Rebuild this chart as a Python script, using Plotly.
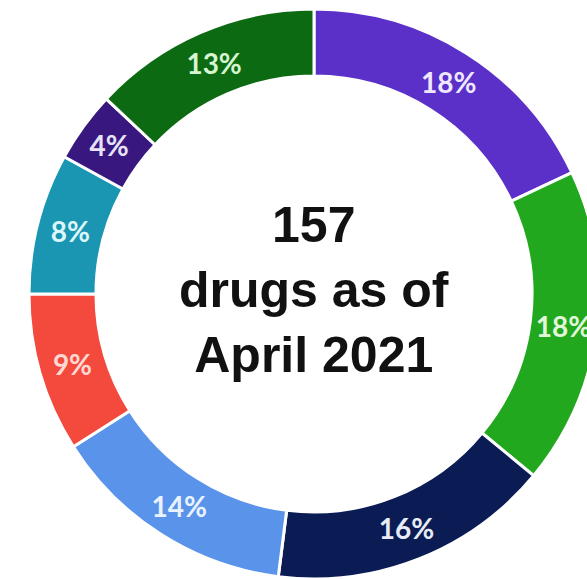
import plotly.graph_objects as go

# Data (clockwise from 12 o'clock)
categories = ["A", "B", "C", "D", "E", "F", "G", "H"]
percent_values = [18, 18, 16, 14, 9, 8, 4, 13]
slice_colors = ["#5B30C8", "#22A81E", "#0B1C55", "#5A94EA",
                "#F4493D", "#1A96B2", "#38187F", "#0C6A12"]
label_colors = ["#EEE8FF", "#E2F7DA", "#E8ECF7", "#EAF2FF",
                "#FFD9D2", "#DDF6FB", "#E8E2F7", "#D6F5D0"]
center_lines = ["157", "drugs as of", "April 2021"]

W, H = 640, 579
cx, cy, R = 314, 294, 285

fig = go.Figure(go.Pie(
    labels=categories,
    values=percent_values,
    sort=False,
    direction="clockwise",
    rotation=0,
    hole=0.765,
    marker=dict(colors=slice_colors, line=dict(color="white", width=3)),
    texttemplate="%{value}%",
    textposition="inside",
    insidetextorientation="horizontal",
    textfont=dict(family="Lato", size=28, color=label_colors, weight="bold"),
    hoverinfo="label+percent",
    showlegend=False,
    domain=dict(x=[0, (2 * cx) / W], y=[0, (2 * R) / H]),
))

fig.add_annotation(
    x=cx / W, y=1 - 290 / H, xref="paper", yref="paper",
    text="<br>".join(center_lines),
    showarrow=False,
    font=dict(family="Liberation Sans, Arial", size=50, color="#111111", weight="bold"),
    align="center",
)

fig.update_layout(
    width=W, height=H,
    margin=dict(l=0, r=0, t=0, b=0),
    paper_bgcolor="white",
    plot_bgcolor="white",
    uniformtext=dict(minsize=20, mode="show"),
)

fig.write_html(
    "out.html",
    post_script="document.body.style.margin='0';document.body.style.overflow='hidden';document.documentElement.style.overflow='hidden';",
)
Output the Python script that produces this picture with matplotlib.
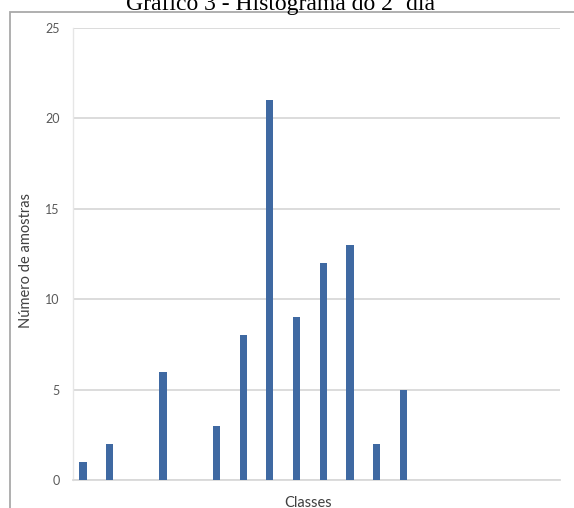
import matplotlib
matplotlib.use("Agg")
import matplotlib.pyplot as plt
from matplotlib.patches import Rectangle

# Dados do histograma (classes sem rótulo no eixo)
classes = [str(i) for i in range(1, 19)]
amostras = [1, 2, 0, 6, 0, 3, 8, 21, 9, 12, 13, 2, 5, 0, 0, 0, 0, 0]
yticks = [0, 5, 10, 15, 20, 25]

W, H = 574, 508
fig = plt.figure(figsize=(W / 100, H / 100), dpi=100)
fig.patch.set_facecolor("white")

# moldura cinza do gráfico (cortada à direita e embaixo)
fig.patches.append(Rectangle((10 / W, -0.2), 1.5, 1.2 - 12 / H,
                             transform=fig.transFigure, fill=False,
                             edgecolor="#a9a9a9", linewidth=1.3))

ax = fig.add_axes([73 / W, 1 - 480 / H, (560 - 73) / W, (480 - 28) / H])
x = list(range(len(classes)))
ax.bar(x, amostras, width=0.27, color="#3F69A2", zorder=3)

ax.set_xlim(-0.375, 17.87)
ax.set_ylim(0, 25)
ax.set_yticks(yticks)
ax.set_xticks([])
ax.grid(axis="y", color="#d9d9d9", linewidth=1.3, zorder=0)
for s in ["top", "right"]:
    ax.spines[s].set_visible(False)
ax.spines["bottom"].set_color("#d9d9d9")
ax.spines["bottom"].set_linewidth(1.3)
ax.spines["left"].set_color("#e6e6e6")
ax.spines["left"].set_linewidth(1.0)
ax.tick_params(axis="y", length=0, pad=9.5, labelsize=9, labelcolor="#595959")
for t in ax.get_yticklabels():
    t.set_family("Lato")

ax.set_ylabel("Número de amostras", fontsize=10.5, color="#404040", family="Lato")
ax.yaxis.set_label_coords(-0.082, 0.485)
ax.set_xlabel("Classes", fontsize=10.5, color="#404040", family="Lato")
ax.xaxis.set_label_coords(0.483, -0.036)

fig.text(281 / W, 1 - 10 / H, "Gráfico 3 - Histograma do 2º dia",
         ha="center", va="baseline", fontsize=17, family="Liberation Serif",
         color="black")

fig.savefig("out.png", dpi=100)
····················
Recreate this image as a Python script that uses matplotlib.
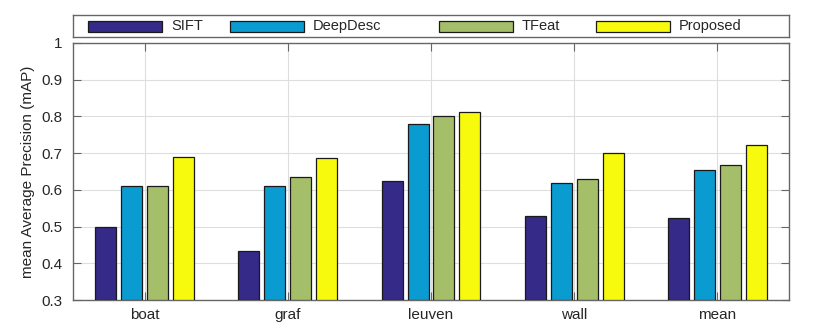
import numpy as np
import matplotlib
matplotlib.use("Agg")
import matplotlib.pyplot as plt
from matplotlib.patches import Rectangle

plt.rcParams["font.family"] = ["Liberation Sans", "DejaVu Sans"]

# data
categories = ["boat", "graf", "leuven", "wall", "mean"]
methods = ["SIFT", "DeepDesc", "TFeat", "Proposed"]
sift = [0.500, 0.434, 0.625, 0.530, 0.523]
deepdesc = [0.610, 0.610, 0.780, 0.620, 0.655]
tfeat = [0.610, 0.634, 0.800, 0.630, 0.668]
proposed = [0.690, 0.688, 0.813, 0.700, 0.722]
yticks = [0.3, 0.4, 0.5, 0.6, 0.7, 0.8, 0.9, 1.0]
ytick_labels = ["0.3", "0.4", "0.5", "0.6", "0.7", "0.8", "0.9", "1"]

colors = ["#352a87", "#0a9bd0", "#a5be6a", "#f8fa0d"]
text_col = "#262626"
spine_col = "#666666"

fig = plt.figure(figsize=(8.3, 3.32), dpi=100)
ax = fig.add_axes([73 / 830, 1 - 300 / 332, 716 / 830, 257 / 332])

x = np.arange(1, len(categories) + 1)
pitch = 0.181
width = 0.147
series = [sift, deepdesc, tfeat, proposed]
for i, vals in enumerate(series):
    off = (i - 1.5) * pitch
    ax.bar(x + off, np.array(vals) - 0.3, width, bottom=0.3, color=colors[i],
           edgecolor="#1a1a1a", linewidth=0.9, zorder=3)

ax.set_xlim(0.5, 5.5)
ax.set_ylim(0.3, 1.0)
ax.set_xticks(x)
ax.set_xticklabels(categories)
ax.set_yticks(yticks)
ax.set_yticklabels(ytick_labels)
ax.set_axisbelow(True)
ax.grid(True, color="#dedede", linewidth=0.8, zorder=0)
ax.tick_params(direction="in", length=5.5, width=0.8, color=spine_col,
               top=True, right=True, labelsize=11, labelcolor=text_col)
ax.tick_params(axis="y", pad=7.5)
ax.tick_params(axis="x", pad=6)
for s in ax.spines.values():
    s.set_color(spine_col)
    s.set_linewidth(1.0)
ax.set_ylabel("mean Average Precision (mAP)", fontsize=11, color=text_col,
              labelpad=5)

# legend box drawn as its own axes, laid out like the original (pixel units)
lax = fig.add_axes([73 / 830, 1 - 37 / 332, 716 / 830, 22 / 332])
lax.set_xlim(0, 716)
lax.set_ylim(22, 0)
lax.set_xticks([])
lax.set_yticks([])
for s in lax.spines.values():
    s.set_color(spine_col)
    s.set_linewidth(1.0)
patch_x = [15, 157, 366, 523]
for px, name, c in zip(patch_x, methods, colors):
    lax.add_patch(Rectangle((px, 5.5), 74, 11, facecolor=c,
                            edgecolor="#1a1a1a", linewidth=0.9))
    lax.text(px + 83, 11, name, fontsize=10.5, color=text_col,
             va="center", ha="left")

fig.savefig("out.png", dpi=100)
····················
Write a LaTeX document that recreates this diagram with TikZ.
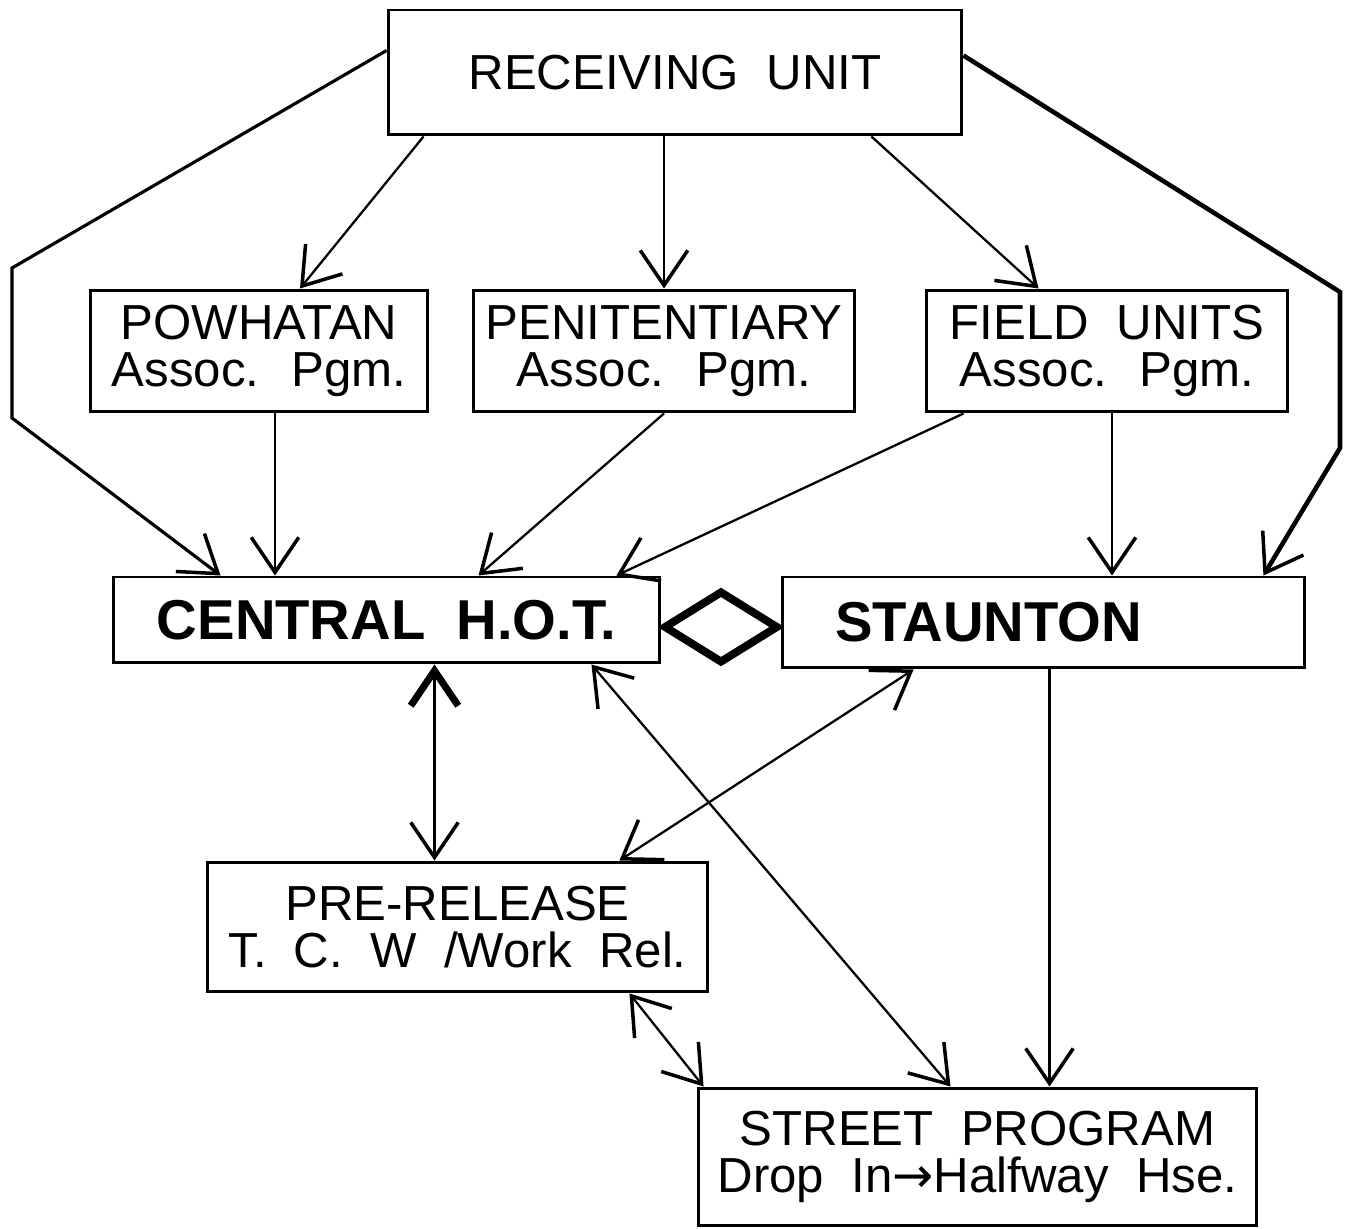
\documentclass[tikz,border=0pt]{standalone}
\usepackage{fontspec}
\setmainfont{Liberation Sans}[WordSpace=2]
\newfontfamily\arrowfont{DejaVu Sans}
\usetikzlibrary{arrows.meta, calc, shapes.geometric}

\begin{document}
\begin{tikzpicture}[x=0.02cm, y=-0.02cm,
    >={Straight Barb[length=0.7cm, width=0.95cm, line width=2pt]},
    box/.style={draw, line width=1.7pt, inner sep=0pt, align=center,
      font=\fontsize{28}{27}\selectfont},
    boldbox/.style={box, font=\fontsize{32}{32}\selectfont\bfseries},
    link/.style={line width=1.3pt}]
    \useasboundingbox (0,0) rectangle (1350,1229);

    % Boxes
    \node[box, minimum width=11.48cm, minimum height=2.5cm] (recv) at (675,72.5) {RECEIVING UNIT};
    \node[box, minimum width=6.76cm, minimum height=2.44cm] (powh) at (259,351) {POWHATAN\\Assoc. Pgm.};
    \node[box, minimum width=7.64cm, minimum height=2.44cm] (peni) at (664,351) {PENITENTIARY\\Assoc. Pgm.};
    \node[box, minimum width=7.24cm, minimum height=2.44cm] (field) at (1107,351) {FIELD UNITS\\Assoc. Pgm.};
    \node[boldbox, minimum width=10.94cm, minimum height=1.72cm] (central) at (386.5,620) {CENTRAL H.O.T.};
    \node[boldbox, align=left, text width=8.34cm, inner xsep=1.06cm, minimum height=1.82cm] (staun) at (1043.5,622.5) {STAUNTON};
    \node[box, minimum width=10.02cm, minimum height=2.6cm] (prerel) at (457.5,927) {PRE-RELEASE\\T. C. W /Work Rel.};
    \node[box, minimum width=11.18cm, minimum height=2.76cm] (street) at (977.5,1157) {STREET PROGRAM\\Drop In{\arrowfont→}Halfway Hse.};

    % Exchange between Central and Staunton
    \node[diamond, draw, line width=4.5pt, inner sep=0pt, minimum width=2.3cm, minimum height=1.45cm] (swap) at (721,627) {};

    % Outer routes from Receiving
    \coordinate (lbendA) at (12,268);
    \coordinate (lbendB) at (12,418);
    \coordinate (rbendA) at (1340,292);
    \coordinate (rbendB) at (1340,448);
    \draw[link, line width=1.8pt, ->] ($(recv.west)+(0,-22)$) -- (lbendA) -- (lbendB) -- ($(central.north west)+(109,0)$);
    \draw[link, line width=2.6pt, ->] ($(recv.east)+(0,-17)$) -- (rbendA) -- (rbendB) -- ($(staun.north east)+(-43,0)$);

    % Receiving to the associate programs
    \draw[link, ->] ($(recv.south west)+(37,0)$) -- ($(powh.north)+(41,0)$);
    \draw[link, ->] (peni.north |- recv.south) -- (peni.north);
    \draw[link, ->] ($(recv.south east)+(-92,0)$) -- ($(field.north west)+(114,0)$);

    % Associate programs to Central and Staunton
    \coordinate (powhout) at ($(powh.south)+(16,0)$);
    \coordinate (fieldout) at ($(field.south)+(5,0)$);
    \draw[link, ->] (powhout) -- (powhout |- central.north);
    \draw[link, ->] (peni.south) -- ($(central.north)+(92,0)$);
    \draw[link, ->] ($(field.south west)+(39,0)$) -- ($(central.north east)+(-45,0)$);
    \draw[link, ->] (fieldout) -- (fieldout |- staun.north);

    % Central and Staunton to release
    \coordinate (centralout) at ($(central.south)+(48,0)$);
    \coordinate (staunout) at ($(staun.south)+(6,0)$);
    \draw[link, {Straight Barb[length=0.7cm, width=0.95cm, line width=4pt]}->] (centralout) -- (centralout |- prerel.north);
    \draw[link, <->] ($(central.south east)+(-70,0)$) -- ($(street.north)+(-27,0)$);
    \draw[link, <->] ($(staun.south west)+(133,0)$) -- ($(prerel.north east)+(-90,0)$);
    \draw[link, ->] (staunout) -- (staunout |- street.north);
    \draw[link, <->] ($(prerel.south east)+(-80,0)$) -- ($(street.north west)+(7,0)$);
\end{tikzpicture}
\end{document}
····················
**Goal of the exercise:**
The copy should hold exactly the lines from the line with "Write a LaTeX" to the line with "line width=4.5pt, inner", both ends in, set down without any pictures and with nothing added.

**Output for this task:**
Write a LaTeX document that recreates this diagram with TikZ.
\documentclass[tikz,border=0pt]{standalone}
\usepackage{fontspec}
\setmainfont{Liberation Sans}[WordSpace=2]
\newfontfamily\arrowfont{DejaVu Sans}
\usetikzlibrary{arrows.meta, calc, shapes.geometric}

\begin{document}
\begin{tikzpicture}[x=0.02cm, y=-0.02cm,
    >={Straight Barb[length=0.7cm, width=0.95cm, line width=2pt]},
    box/.style={draw, line width=1.7pt, inner sep=0pt, align=center,
      font=\fontsize{28}{27}\selectfont},
    boldbox/.style={box, font=\fontsize{32}{32}\selectfont\bfseries},
    link/.style={line width=1.3pt}]
    \useasboundingbox (0,0) rectangle (1350,1229);

    % Boxes
    \node[box, minimum width=11.48cm, minimum height=2.5cm] (recv) at (675,72.5) {RECEIVING UNIT};
    \node[box, minimum width=6.76cm, minimum height=2.44cm] (powh) at (259,351) {POWHATAN\\Assoc. Pgm.};
    \node[box, minimum width=7.64cm, minimum height=2.44cm] (peni) at (664,351) {PENITENTIARY\\Assoc. Pgm.};
    \node[box, minimum width=7.24cm, minimum height=2.44cm] (field) at (1107,351) {FIELD UNITS\\Assoc. Pgm.};
    \node[boldbox, minimum width=10.94cm, minimum height=1.72cm] (central) at (386.5,620) {CENTRAL H.O.T.};
    \node[boldbox, align=left, text width=8.34cm, inner xsep=1.06cm, minimum height=1.82cm] (staun) at (1043.5,622.5) {STAUNTON};
    \node[box, minimum width=10.02cm, minimum height=2.6cm] (prerel) at (457.5,927) {PRE-RELEASE\\T. C. W /Work Rel.};
    \node[box, minimum width=11.18cm, minimum height=2.76cm] (street) at (977.5,1157) {STREET PROGRAM\\Drop In{\arrowfont→}Halfway Hse.};

    % Exchange between Central and Staunton
    \node[diamond, draw, line width=4.5pt, inner sep=0pt, minimum width=2.3cm, minimum height=1.45cm] (swap) at (721,627) {};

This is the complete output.